With their high ornamental value and their contribution to increasing biodiversity, roses are perfect for greening cities and a healthy living environment. They also thrive during hot and dry summers.
In urban areas, roses bring lots of benefits. With their varied colours, abundant blooms and flowering period from June until well into autumn, they offer a long-lasting and high ornamental value. Roses can withstand long periods of drought. Many roses have a lovely scent, making them even more attractive to passers-by. What’s more, rose flowers with open and semi-filled hearts act as insect magnets. The flowering period is often followed by rose hips, a food source for birds. Some cultivars, such as Rosa rugosa (Japanese wrinkle rose), have the benefit of salt tolerance. These flowers do well on verges or embankments. Roses can also capture particulate matter, nitrogen oxides (NOx) and ozone (O3).

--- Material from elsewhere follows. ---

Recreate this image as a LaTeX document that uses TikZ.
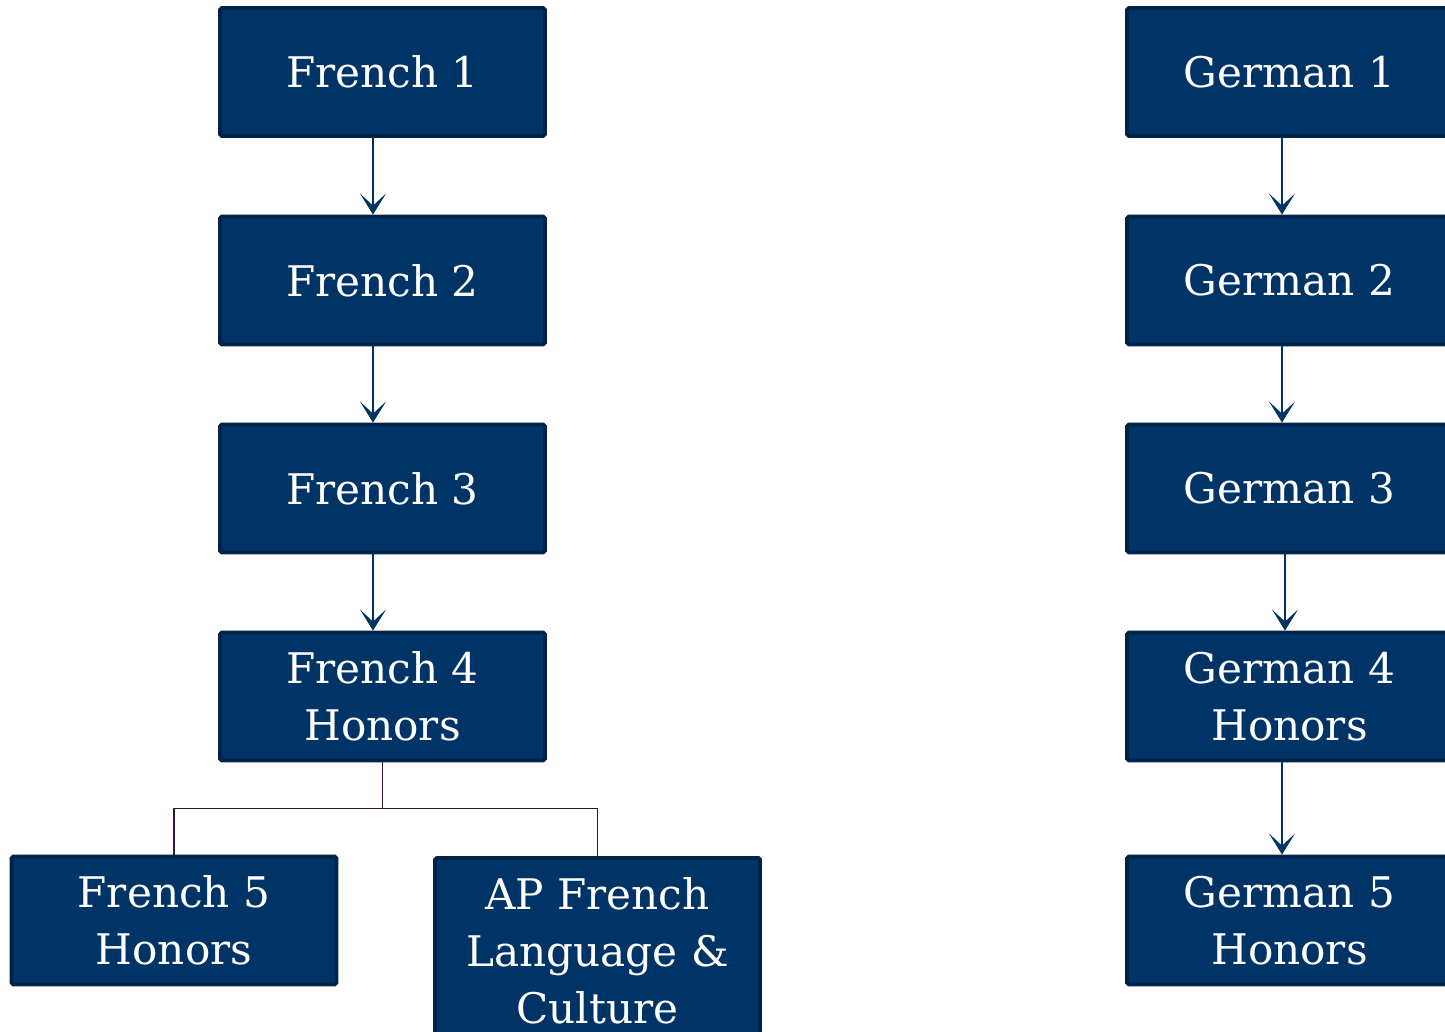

Ground cover roses and shrub roses are particularly suitable for public spaces. New roses are selected for being self-cleaning: wilted flowers fall off of their own accord. In addition, they are hardy, healthy and compact, and offer good ground cover. They also thrive in roof and façade greenery and areas around trees. The lower varieties are suitable for flower boxes, planters and traffic islands, among other things. Upright rose bushes with large flowers (particularly Tea hybrids and Florabundas) are perfect for traditional rose beds.
- Roses do not demand much from the soil; it just needs be permeable to water.
- Most varieties prefer a sunny position with 3-4 hours of sun; the more sun the better.
- With the right planting distance, they will quickly cover the soil, giving weeds less chance. The average planting density is 4 to 5 bushes per m².
- Roses on their own root ball can be pruned mechanically every 2 to 3 years in March or April.